Time for Fifa to ask difficult questions
It is less than two months before Fifa executive committee members will vote in a secret ballot to decide who has won the right to host the 2018 and 2022 World Cups.
But Fifa now finds itself investigating claims of alleged World Cup vote corruption, after Sunday Times journalists filmed two members seemingly prepared to accept money for projects in return for their vote.
We don't know yet how big a story or scandal this will become but it has pricked my memory over what happened more than a decade ago at the International Olympic Committee.
Then, I was on my way back to Geneva airport when the mobile rang. I was driving and I had a television crew with me who'd grabbed a lift.
We were pushed for time, aiming for the last flight home after a routine International Olympic Committee executive board meeting.
It was a colleague from the BBC's World Service who'd decided to stay another day in Switzerland. He was slightly troubled and said to me: "It's probably nothing, but Hodler's said something. Might have to file."
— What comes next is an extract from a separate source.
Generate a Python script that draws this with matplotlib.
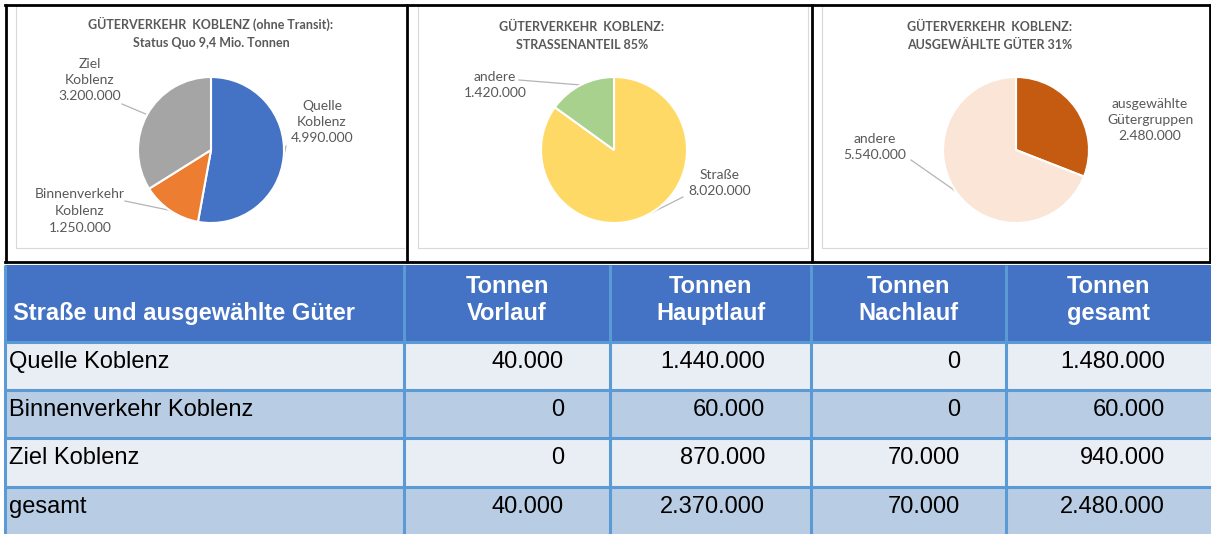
import matplotlib
matplotlib.use("Agg")
import numpy as np
import matplotlib.pyplot as plt
from matplotlib.patches import Rectangle

W, H = 1211, 534

# --- pie charts ---
p1_labels = ["Quelle\nKoblenz", "Binnenverkehr\nKoblenz", "Ziel\nKoblenz"]
p1_values = [4990000, 1250000, 3200000]
p1_colors = ["#4472C4", "#ED7D31", "#A5A5A5"]
p1_title = "GÜTERVERKEHR  KOBLENZ (ohne Transit):\nStatus Quo 9,4 Mio. Tonnen"

p2_labels = ["Straße", "andere"]
p2_values = [8020000, 1420000]
p2_colors = ["#FFD966", "#A9D18E"]
p2_title = "GÜTERVERKEHR  KOBLENZ:\nSTRASSENANTEIL 85%"

p3_labels = ["ausgewählte\nGütergruppen", "andere"]
p3_values = [2480000, 5540000]
p3_colors = ["#C55A11", "#FBE5D6"]
p3_title = "GÜTERVERKEHR  KOBLENZ:\nAUSGEWÄHLTE GÜTER 31%"

# --- table ---
col_headers = ["Straße und ausgewählte Güter", "Tonnen\nVorlauf", "Tonnen\nHauptlauf",
               "Tonnen\nNachlauf", "Tonnen\ngesamt"]
row_names = ["Quelle Koblenz", "Binnenverkehr Koblenz", "Ziel Koblenz", "gesamt"]
vorlauf = [40000, 0, 0, 40000]
hauptlauf = [1440000, 60000, 870000, 2370000]
nachlauf = [0, 0, 70000, 70000]
gesamt = [1480000, 60000, 940000, 2480000]


def fmt(v):
    return "{:,}".format(v).replace(",", ".")


fig = plt.figure(figsize=(W / 100, H / 100), dpi=100)
bg = fig.add_axes([0, 0, 1, 1])
bg.set_xlim(0, W)
bg.set_ylim(H, 0)
bg.axis("off")

GRAY = "#595959"
R = 73  # pie radius in px


def draw_pie(cx, cy, values, colors, labels, label_pos, leader_start, title, title_pos):
    aw, ah = 380, 240
    ax = fig.add_axes([(cx - aw / 2) / W, 1 - (cy + ah / 2) / H, aw / W, ah / H])
    wedges, _ = ax.pie(values, colors=colors, startangle=90, counterclock=False,
                       wedgeprops=dict(edgecolor="white", linewidth=1.5))
    ax.set_xlim(-aw / 2 / R, aw / 2 / R)
    ax.set_ylim(-ah / 2 / R, ah / 2 / R)
    ax.axis("off")
    for w, lab, v, pos, ls in zip(wedges, labels, values, label_pos, leader_start):
        bg.text(pos[0], pos[1], lab + "\n" + fmt(v), ha="center", va="center",
                fontsize=10, family="Lato", color=GRAY, linespacing=1.45)
        if ls is not None:
            mid = np.deg2rad((w.theta1 + w.theta2) / 2)
            ex, ey = cx + R * np.cos(mid), cy - R * np.sin(mid)
            bg.plot([ls[0], ex], [ls[1], ey], color="#B4B4B4", lw=0.9)
    bg.text(title_pos[0], title_pos[1], title, ha="center", va="center",
            fontsize=9, family="Lato", weight="bold", color=GRAY, linespacing=1.55)


draw_pie(211, 150, p1_values, p1_colors, p1_labels,
         [(322, 122), (80, 211), (90, 80)],
         [(286, 146), (125, 201), (122, 104)],
         p1_title, (211, 33))
draw_pie(614, 150, p2_values, p2_colors, p2_labels,
         [(720, 183), (495, 85)],
         [(683, 197), (519, 80)],
         p2_title, (582, 36))
draw_pie(1016, 150, p3_values, p3_colors, p3_labels,
         [(1150, 120), (875, 147)],
         [None, (911, 160)],
         p3_title, (990, 36))

# chart frames
fc = "#D9D9D9"
bg.plot([16, 16, 404], [5, 248, 248], color=fc, lw=0.8)
bg.plot([418, 418, 808, 808], [5, 248, 248, 5], color=fc, lw=0.8)
bg.plot([822, 822, 1207], [5, 248, 248], color=fc, lw=0.8)
for x in [6, 406.5, 811.5, 1209.5]:
    bg.plot([x, x], [4, 263], color="black", lw=2.0, solid_capstyle="butt")
bg.plot([5, W], [5, 5], color="black", lw=2.0)
bg.plot([5, W], [262, 262], color="black", lw=2.0)

# table
col_edges = [5, 404, 610, 811, 1006, 1211]
row_edges = [265, 342, 390, 438, 487, 534]
fills = ["#E9EDF4", "#B8CCE4"]

bg.add_patch(Rectangle((col_edges[0], row_edges[0]), col_edges[-1] - col_edges[0],
                       row_edges[1] - row_edges[0], color="#4472C4", lw=0))
for i in range(len(row_names)):
    bg.add_patch(Rectangle((col_edges[0], row_edges[i + 1]), col_edges[-1] - col_edges[0],
                           row_edges[i + 2] - row_edges[i + 1], color=fills[i % 2], lw=0))

lc = "#5B9BD5"
for x in col_edges[:-1]:
    bg.plot([x, x], [row_edges[0], row_edges[-1]], color=lc, lw=2.2, solid_capstyle="butt")
for y in row_edges[1:-1]:
    bg.plot([col_edges[0], col_edges[-1]], [y, y], color=lc, lw=2.2, solid_capstyle="butt")

tfont = dict(family="Liberation Sans", fontsize=17)
bg.text(13, 320, col_headers[0], ha="left", va="baseline", color="white",
        weight="bold", **tfont)
for j, h in enumerate(col_headers[1:], start=1):
    cxm = (col_edges[j] + col_edges[j + 1]) / 2
    for k, line in enumerate(h.split("\n")):
        bg.text(cxm, 293 + 27 * k, line, ha="center", va="baseline", color="white",
                weight="bold", **tfont)

columns = [vorlauf, hauptlauf, nachlauf, gesamt]
for i, name in enumerate(row_names):
    yb = row_edges[i + 1] + 26
    bg.text(9, yb, name, ha="left", va="baseline", color="black", **tfont)
    for j, col in enumerate(columns, start=1):
        bg.text(col_edges[j + 1] - 46, yb, fmt(col[i]), ha="right", va="baseline",
                color="black", **tfont)

fig.savefig("out.png", dpi=100)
We had a quick discussion in the car, and decided to press on home. "H" was across it, it'd be fine, we could pick it up in the morning if there was much in it.
Had we fully understood the implications at that point, we'd have handbrake-turned and smoked the tyres all the way back to Lausanne.
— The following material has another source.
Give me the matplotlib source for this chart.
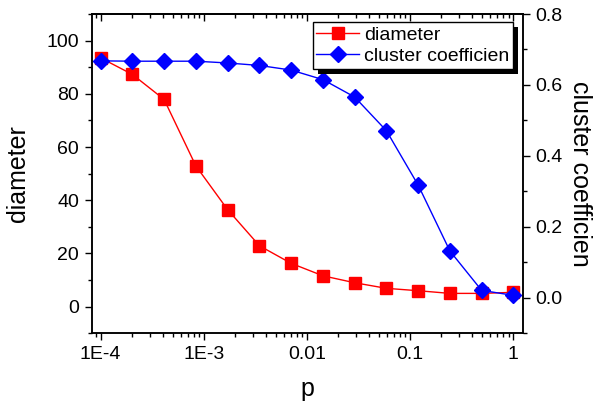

In his own unassuming way, Marc Hodler, octogenarian IOC member and champion of integrity had just pulled the trigger on one of the biggest recent scandals in world sport.
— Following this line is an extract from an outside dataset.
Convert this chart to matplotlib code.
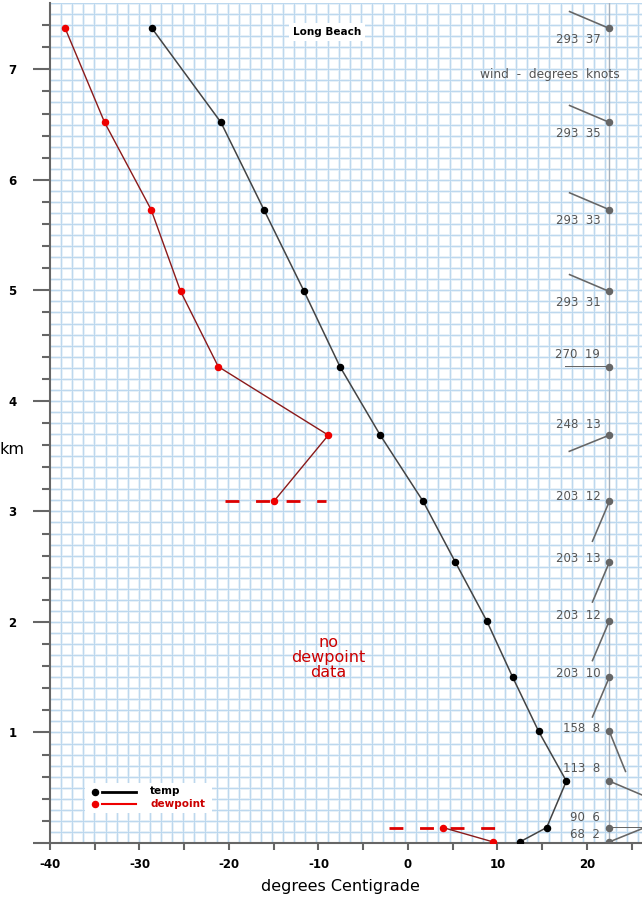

He'd suggested all was not as it should have been in the bid process for the 2002 Winter Games won by Salt Lake City.
The consequences of Hodler's whistle blowing shook the IOC to its core.
It seemed the Olympian values of fair play, honest competition, respect and brotherhood had little place in the conduct of some of its members, who'd been royally enjoying the hospitality of the cities bidding to stage the games.
Four investigations followed, including one by the US Department of Justice. lurid tales emerged of members securing university scholarships and plastic surgery for family members, all-expense paid ski trips, visits to the Superbowl.
It was a gravy train, and some were drinking deep. For the first time in its history, the IOC expelled members - 10 of them - and 10 others were sanctioned.
The ethics commission established by the IOC drew up rigid new rules, new codes of conduct. Visits to bidding cities were abolished, woe betide anyone caught accepting a favour with the implication this would be returned come vote time.
Well, now it's Fifa's turn to face itself and ask difficult questions about the probity of some of its members, past and present.
As things stand, the claims made by the Sunday Times demand a proper investigation.
Belatedly, given the experience and traumas the IOC went through, Fifa created an ethics committee.
Clear rules were established about the responsibilities of those bidding, and those charged with making a decision about who should host the 2018 and 2022 World Cups.
For the record, there are four bids for the 2018 World Cup - England, Russia, Holland/Beligium and Spain/Portugal.
Yes, those 24 committee members do have a choice to make.
Their decision should be based on the technical merits of the bids, the case put forward by each country. The geo-political big picture or personal conviction, regional loyalty or any other cause will also come in to play. But it should never ever be for personal gain.
The Fifa slogan, "For the Good of the Game" cannot be followed by, "and whatever's in it for me."
All of this needed saying. That it was a UK newspaper that's gone to print with a story with serious allegations shouldn't matter.
Fifa president Sepp Blatter has to shut his ears to the likely complaints around his organisation that it's just the British media making trouble again.
Any spirited journalist could've asked those questions from any country, and the answers would've been the same.
Fifa has to act decisively now. Blatter has to show leadership. Juan Antonio Samaranch, the IOC president in 1999 hesitated, and for the IOC, all was almost lost.
Football is facing its Salt Lake City moment. The IOC recovered and is now in a better place. Where will football be in 10 years' time?